**Work required:**
Without including the pictures, copy out every line below.

_ _ _ _ _

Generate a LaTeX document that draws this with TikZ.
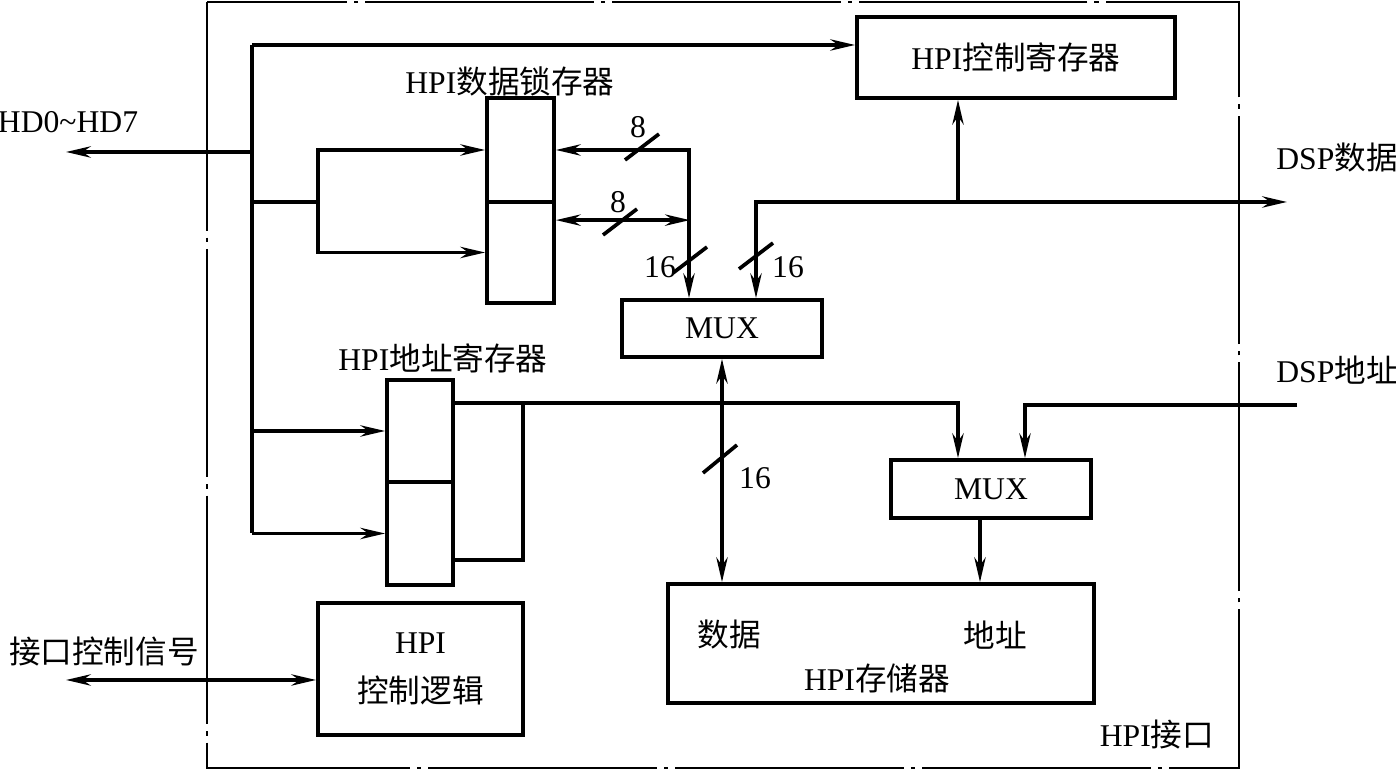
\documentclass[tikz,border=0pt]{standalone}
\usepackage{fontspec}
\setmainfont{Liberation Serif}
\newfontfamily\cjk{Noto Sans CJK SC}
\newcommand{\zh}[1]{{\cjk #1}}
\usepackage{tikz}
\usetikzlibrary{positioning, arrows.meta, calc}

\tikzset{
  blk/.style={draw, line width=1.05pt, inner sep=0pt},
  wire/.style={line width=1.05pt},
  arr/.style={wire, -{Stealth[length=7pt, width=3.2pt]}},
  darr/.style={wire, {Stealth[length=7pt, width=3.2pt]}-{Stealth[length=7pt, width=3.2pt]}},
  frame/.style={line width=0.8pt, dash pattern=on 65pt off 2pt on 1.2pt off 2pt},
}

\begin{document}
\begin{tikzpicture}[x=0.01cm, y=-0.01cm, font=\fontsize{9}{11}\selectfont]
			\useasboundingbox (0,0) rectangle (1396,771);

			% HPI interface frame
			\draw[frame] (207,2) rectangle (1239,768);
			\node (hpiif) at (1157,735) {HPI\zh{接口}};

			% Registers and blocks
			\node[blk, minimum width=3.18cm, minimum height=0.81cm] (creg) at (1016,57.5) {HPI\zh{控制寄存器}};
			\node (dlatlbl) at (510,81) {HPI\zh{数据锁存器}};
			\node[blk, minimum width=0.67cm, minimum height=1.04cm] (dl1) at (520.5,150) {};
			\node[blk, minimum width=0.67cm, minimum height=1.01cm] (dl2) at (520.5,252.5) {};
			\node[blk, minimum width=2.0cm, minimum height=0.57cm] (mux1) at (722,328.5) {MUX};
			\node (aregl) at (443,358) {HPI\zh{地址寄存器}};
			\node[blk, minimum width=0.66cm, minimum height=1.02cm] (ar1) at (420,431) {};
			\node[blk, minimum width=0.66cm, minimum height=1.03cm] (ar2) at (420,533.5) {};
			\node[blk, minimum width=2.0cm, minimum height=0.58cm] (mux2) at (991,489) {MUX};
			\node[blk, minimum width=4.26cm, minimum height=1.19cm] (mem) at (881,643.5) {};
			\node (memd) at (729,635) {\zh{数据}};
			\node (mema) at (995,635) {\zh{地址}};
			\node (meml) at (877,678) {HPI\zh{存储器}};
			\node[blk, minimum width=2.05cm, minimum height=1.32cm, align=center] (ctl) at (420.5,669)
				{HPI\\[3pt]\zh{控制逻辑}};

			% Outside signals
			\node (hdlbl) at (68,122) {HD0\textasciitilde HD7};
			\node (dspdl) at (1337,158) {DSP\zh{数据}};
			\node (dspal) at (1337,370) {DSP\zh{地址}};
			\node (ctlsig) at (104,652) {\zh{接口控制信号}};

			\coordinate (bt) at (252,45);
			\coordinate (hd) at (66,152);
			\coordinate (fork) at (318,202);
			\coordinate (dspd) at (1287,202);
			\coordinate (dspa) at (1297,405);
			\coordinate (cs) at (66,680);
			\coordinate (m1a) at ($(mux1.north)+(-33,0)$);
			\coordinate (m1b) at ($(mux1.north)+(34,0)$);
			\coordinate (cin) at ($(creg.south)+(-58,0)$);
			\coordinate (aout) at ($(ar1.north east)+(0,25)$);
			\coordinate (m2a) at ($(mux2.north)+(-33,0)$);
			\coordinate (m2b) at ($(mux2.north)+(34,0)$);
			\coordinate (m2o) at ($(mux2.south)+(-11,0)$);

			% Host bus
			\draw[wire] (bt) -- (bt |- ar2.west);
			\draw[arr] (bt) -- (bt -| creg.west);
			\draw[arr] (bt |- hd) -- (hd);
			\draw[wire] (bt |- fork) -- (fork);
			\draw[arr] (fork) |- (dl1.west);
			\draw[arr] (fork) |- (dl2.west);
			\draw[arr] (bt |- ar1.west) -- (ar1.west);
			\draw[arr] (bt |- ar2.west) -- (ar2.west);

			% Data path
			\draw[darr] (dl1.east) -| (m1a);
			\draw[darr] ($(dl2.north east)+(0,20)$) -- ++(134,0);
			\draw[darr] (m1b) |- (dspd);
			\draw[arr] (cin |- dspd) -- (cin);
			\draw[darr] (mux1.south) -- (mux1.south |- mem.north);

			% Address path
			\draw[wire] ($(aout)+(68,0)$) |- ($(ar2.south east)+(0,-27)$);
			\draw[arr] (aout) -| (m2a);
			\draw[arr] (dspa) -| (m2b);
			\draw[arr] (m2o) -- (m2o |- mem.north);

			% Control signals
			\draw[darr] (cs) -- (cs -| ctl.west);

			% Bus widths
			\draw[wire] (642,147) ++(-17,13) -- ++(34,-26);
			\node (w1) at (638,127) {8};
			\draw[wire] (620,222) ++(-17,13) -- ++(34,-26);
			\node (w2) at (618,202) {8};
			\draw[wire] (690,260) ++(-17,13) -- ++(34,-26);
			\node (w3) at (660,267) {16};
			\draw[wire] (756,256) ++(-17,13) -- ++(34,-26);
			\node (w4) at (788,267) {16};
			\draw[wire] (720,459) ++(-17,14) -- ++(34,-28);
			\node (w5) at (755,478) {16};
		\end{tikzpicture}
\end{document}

_ _ _ _ _

**Answer for this exercise:**
Generate a LaTeX document that draws this with TikZ.
\documentclass[tikz,border=0pt]{standalone}
\usepackage{fontspec}
\setmainfont{Liberation Serif}
\newfontfamily\cjk{Noto Sans CJK SC}
\newcommand{\zh}[1]{{\cjk #1}}
\usepackage{tikz}
\usetikzlibrary{positioning, arrows.meta, calc}

\tikzset{
  blk/.style={draw, line width=1.05pt, inner sep=0pt},
  wire/.style={line width=1.05pt},
  arr/.style={wire, -{Stealth[length=7pt, width=3.2pt]}},
  darr/.style={wire, {Stealth[length=7pt, width=3.2pt]}-{Stealth[length=7pt, width=3.2pt]}},
  frame/.style={line width=0.8pt, dash pattern=on 65pt off 2pt on 1.2pt off 2pt},
}

\begin{document}
\begin{tikzpicture}[x=0.01cm, y=-0.01cm, font=\fontsize{9}{11}\selectfont]
			\useasboundingbox (0,0) rectangle (1396,771);

			% HPI interface frame
			\draw[frame] (207,2) rectangle (1239,768);
			\node (hpiif) at (1157,735) {HPI\zh{接口}};

			% Registers and blocks
			\node[blk, minimum width=3.18cm, minimum height=0.81cm] (creg) at (1016,57.5) {HPI\zh{控制寄存器}};
			\node (dlatlbl) at (510,81) {HPI\zh{数据锁存器}};
			\node[blk, minimum width=0.67cm, minimum height=1.04cm] (dl1) at (520.5,150) {};
			\node[blk, minimum width=0.67cm, minimum height=1.01cm] (dl2) at (520.5,252.5) {};
			\node[blk, minimum width=2.0cm, minimum height=0.57cm] (mux1) at (722,328.5) {MUX};
			\node (aregl) at (443,358) {HPI\zh{地址寄存器}};
			\node[blk, minimum width=0.66cm, minimum height=1.02cm] (ar1) at (420,431) {};
			\node[blk, minimum width=0.66cm, minimum height=1.03cm] (ar2) at (420,533.5) {};
			\node[blk, minimum width=2.0cm, minimum height=0.58cm] (mux2) at (991,489) {MUX};
			\node[blk, minimum width=4.26cm, minimum height=1.19cm] (mem) at (881,643.5) {};
			\node (memd) at (729,635) {\zh{数据}};
			\node (mema) at (995,635) {\zh{地址}};
			\node (meml) at (877,678) {HPI\zh{存储器}};
			\node[blk, minimum width=2.05cm, minimum height=1.32cm, align=center] (ctl) at (420.5,669)
				{HPI\\[3pt]\zh{控制逻辑}};

			% Outside signals
			\node (hdlbl) at (68,122) {HD0\textasciitilde HD7};
			\node (dspdl) at (1337,158) {DSP\zh{数据}};
			\node (dspal) at (1337,370) {DSP\zh{地址}};
			\node (ctlsig) at (104,652) {\zh{接口控制信号}};

			\coordinate (bt) at (252,45);
			\coordinate (hd) at (66,152);
			\coordinate (fork) at (318,202);
			\coordinate (dspd) at (1287,202);
			\coordinate (dspa) at (1297,405);
			\coordinate (cs) at (66,680);
			\coordinate (m1a) at ($(mux1.north)+(-33,0)$);
			\coordinate (m1b) at ($(mux1.north)+(34,0)$);
			\coordinate (cin) at ($(creg.south)+(-58,0)$);
			\coordinate (aout) at ($(ar1.north east)+(0,25)$);
			\coordinate (m2a) at ($(mux2.north)+(-33,0)$);
			\coordinate (m2b) at ($(mux2.north)+(34,0)$);
			\coordinate (m2o) at ($(mux2.south)+(-11,0)$);

			% Host bus
			\draw[wire] (bt) -- (bt |- ar2.west);
			\draw[arr] (bt) -- (bt -| creg.west);
			\draw[arr] (bt |- hd) -- (hd);
			\draw[wire] (bt |- fork) -- (fork);
			\draw[arr] (fork) |- (dl1.west);
			\draw[arr] (fork) |- (dl2.west);
			\draw[arr] (bt |- ar1.west) -- (ar1.west);
			\draw[arr] (bt |- ar2.west) -- (ar2.west);

			% Data path
			\draw[darr] (dl1.east) -| (m1a);
			\draw[darr] ($(dl2.north east)+(0,20)$) -- ++(134,0);
			\draw[darr] (m1b) |- (dspd);
			\draw[arr] (cin |- dspd) -- (cin);
			\draw[darr] (mux1.south) -- (mux1.south |- mem.north);

			% Address path
			\draw[wire] ($(aout)+(68,0)$) |- ($(ar2.south east)+(0,-27)$);
			\draw[arr] (aout) -| (m2a);
			\draw[arr] (dspa) -| (m2b);
			\draw[arr] (m2o) -- (m2o |- mem.north);

			% Control signals
			\draw[darr] (cs) -- (cs -| ctl.west);

			% Bus widths
			\draw[wire] (642,147) ++(-17,13) -- ++(34,-26);
			\node (w1) at (638,127) {8};
			\draw[wire] (620,222) ++(-17,13) -- ++(34,-26);
			\node (w2) at (618,202) {8};
			\draw[wire] (690,260) ++(-17,13) -- ++(34,-26);
			\node (w3) at (660,267) {16};
			\draw[wire] (756,256) ++(-17,13) -- ++(34,-26);
			\node (w4) at (788,267) {16};
			\draw[wire] (720,459) ++(-17,14) -- ++(34,-28);
			\node (w5) at (755,478) {16};
		\end{tikzpicture}
\end{document}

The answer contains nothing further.